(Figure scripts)
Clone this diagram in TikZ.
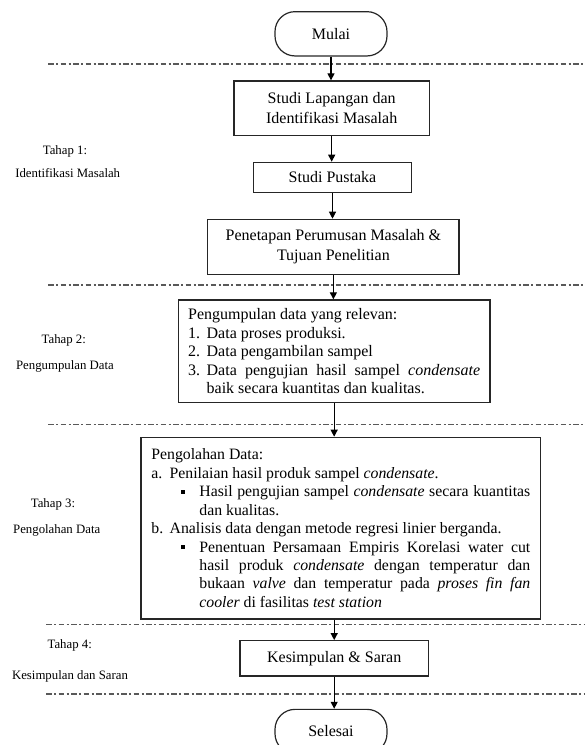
\documentclass[tikz,border=0pt]{standalone}
\usepackage{fontspec}
\setmainfont{Liberation Serif}
\usetikzlibrary{arrows.meta}
\newcommand{\numitem}[2][18.5pt]{\par\hangindent=#1\hangafter=1\noindent\makebox[#1][l]{#2}}
\newcommand{\bulitem}{\par\hangindent=48pt\hangafter=1\noindent\hspace*{29.7pt}\makebox[18.3pt][l]{\raisebox{2.8pt}{\rule{3.8pt}{3.8pt}}}}
\begin{document}
\begin{tikzpicture}[x=1pt,y=-1pt,
  box/.style={draw=black!85, line width=1.2pt, align=center, inner sep=0pt, font=\fontsize{16}{20}\selectfont},
  term/.style={box, rounded corners=20pt},
  arr/.style={draw=black, line width=1.2pt, -{Triangle[length=7pt,width=7pt]}},
  sepline/.style={draw=black!65, line width=1.3pt, dash pattern=on 5.5pt off 2.5pt on 2pt off 2.5pt},
  lab/.style={font=\fontsize{12.8}{15}\selectfont, inner sep=0pt}
]
\useasboundingbox (0,0) rectangle (585,745);
\clip (0,0) rectangle (585,745);

% separator lines
\draw[sepline] (48,64) -- (585,64);
\draw[sepline] (48,285) -- (585,285);
\draw[sepline] (48,424.5) -- (585,424.5);
\draw[sepline] (46,624.5) -- (585,624.5);
\draw[sepline] (46,694) -- (585,694);

% stage labels
\node[lab] (t1a) at (65,151.7) {Tahap 1:};
\node[lab] (t1b) at (67.7,173.3) {Identifikasi Masalah};
\node[lab] (t2a) at (63.8,340.7) {Tahap 2:};
\node[lab] (t2b) at (65,366.7) {Pengumpulan Data};
\node[lab] (t3a) at (53,504.3) {Tahap 3:};
\node[lab] (t3b) at (56.7,530) {Pengolahan Data};
\node[lab] (t4a) at (69.7,645) {Tahap 4:};
\node[lab] (t4b) at (70,676) {Kesimpulan dan Saran};

% flow nodes
\node[term, minimum width=112pt, minimum height=44.3pt] (start) at (331,33.8) {Mulai};
\node[box, minimum width=195.3pt, minimum height=54.7pt] (b1) at (331.7,108.3) {Studi Lapangan dan\\Identifikasi Masalah};
\node[box, minimum width=158.4pt, minimum height=30pt] (b2) at (332.5,177.3) {Studi Pustaka};
\node[box, minimum width=251.3pt, minimum height=55pt] (b3) at (333.4,246.8) {Penetapan Perumusan Masalah \&\\Tujuan Penelitian};
\node[box, minimum width=311.7pt, minimum height=102.7pt, inner xsep=9.85pt] (b4) at (334.15,351.3) {\begin{minipage}{292pt}\fontsize{16}{18.6}\selectfont
Pengumpulan data yang relevan:
\numitem{1.}Data proses produksi.
\numitem{2.}Data pengambilan sampel
\numitem{3.}Data pengujian hasil sampel \textit{condensate} \linebreak baik secara kuantitas dan kualitas.
\end{minipage}};
\node[box, minimum width=399.7pt, minimum height=181.7pt, inner xsep=10.35pt] (b5) at (340.85,528.15) {\begin{minipage}{379pt}\fontsize{15.8}{18.45}\selectfont
Pengolahan Data:
\numitem[18.3pt]{a.}Penilaian hasil produk sampel \textit{condensate}.
\bulitem Hasil pengujian sampel \textit{condensate} secara kuantitas \linebreak dan kualitas.
\numitem[18.3pt]{b.}Analisis data dengan metode regresi linier berganda.
\bulitem Penentuan Persamaan Empiris Korelasi water cut \linebreak hasil produk \textit{condensate} dengan temperatur dan \linebreak bukaan \textit{valve} dan temperatur pada \textit{proses fin fan} \linebreak \textit{cooler} di fasilitas \textit{test station}
\end{minipage}};
\node[box, minimum width=188.3pt, minimum height=35.3pt] (b6) at (334.2,658.35) {Kesimpulan \& Saran};
\node[term, minimum width=112pt, minimum height=44.3pt] (end) at (331,731.5) {Selesai};

% connectors
\draw[arr] (start.south) -- (start.south |- b1.north);
\draw[arr] (b1.south) -- (b1.south |- b2.north);
\draw[arr] (b2.south) -- (b2.south |- b3.north);
\draw[arr] (b3.south) -- (b3.south |- b4.north);
\draw[arr] (b4.south) -- (b4.south |- b5.north);
\draw[arr] (b6.north |- b5.south) -- (b6.north);
\draw[arr] (b6.south) -- (b6.south |- end.north);
\end{tikzpicture}
\end{document}
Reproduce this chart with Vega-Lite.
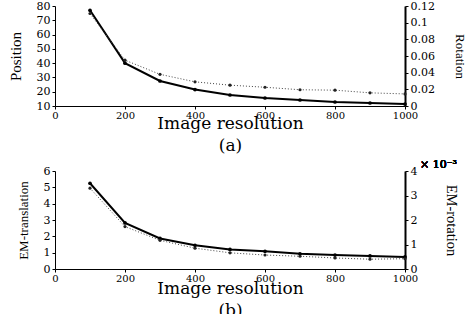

— Problem —
Your task is to reproduce all of the material exactly. The pictures stay out.

— Answer —
Clone this diagram in TikZ.
\documentclass[tikz,border=0pt]{standalone}
\usepackage{fontspec}
\setmainfont{Liberation Serif}
\usetikzlibrary{arrows.meta}
\newcommand{\numitem}[2][18.5pt]{\par\hangindent=#1\hangafter=1\noindent\makebox[#1][l]{#2}}
\newcommand{\bulitem}{\par\hangindent=48pt\hangafter=1\noindent\hspace*{29.7pt}\makebox[18.3pt][l]{\raisebox{2.8pt}{\rule{3.8pt}{3.8pt}}}}
\begin{document}
\begin{tikzpicture}[x=1pt,y=-1pt,
  box/.style={draw=black!85, line width=1.2pt, align=center, inner sep=0pt, font=\fontsize{16}{20}\selectfont},
  term/.style={box, rounded corners=20pt},
  arr/.style={draw=black, line width=1.2pt, -{Triangle[length=7pt,width=7pt]}},
  sepline/.style={draw=black!65, line width=1.3pt, dash pattern=on 5.5pt off 2.5pt on 2pt off 2.5pt},
  lab/.style={font=\fontsize{12.8}{15}\selectfont, inner sep=0pt}
]
\useasboundingbox (0,0) rectangle (585,745);
\clip (0,0) rectangle (585,745);

% separator lines
\draw[sepline] (48,64) -- (585,64);
\draw[sepline] (48,285) -- (585,285);
\draw[sepline] (48,424.5) -- (585,424.5);
\draw[sepline] (46,624.5) -- (585,624.5);
\draw[sepline] (46,694) -- (585,694);

% stage labels
\node[lab] (t1a) at (65,151.7) {Tahap 1:};
\node[lab] (t1b) at (67.7,173.3) {Identifikasi Masalah};
\node[lab] (t2a) at (63.8,340.7) {Tahap 2:};
\node[lab] (t2b) at (65,366.7) {Pengumpulan Data};
\node[lab] (t3a) at (53,504.3) {Tahap 3:};
\node[lab] (t3b) at (56.7,530) {Pengolahan Data};
\node[lab] (t4a) at (69.7,645) {Tahap 4:};
\node[lab] (t4b) at (70,676) {Kesimpulan dan Saran};

% flow nodes
\node[term, minimum width=112pt, minimum height=44.3pt] (start) at (331,33.8) {Mulai};
\node[box, minimum width=195.3pt, minimum height=54.7pt] (b1) at (331.7,108.3) {Studi Lapangan dan\\Identifikasi Masalah};
\node[box, minimum width=158.4pt, minimum height=30pt] (b2) at (332.5,177.3) {Studi Pustaka};
\node[box, minimum width=251.3pt, minimum height=55pt] (b3) at (333.4,246.8) {Penetapan Perumusan Masalah \&\\Tujuan Penelitian};
\node[box, minimum width=311.7pt, minimum height=102.7pt, inner xsep=9.85pt] (b4) at (334.15,351.3) {\begin{minipage}{292pt}\fontsize{16}{18.6}\selectfont
Pengumpulan data yang relevan:
\numitem{1.}Data proses produksi.
\numitem{2.}Data pengambilan sampel
\numitem{3.}Data pengujian hasil sampel \textit{condensate} \linebreak baik secara kuantitas dan kualitas.
\end{minipage}};
\node[box, minimum width=399.7pt, minimum height=181.7pt, inner xsep=10.35pt] (b5) at (340.85,528.15) {\begin{minipage}{379pt}\fontsize{15.8}{18.45}\selectfont
Pengolahan Data:
\numitem[18.3pt]{a.}Penilaian hasil produk sampel \textit{condensate}.
\bulitem Hasil pengujian sampel \textit{condensate} secara kuantitas \linebreak dan kualitas.
\numitem[18.3pt]{b.}Analisis data dengan metode regresi linier berganda.
\bulitem Penentuan Persamaan Empiris Korelasi water cut \linebreak hasil produk \textit{condensate} dengan temperatur dan \linebreak bukaan \textit{valve} dan temperatur pada \textit{proses fin fan} \linebreak \textit{cooler} di fasilitas \textit{test station}
\end{minipage}};
\node[box, minimum width=188.3pt, minimum height=35.3pt] (b6) at (334.2,658.35) {Kesimpulan \& Saran};
\node[term, minimum width=112pt, minimum height=44.3pt] (end) at (331,731.5) {Selesai};

% connectors
\draw[arr] (start.south) -- (start.south |- b1.north);
\draw[arr] (b1.south) -- (b1.south |- b2.north);
\draw[arr] (b2.south) -- (b2.south |- b3.north);
\draw[arr] (b3.south) -- (b3.south |- b4.north);
\draw[arr] (b4.south) -- (b4.south |- b5.north);
\draw[arr] (b6.north |- b5.south) -- (b6.north);
\draw[arr] (b6.south) -- (b6.south |- end.north);
\end{tikzpicture}
\end{document}
Reproduce this chart with Vega-Lite.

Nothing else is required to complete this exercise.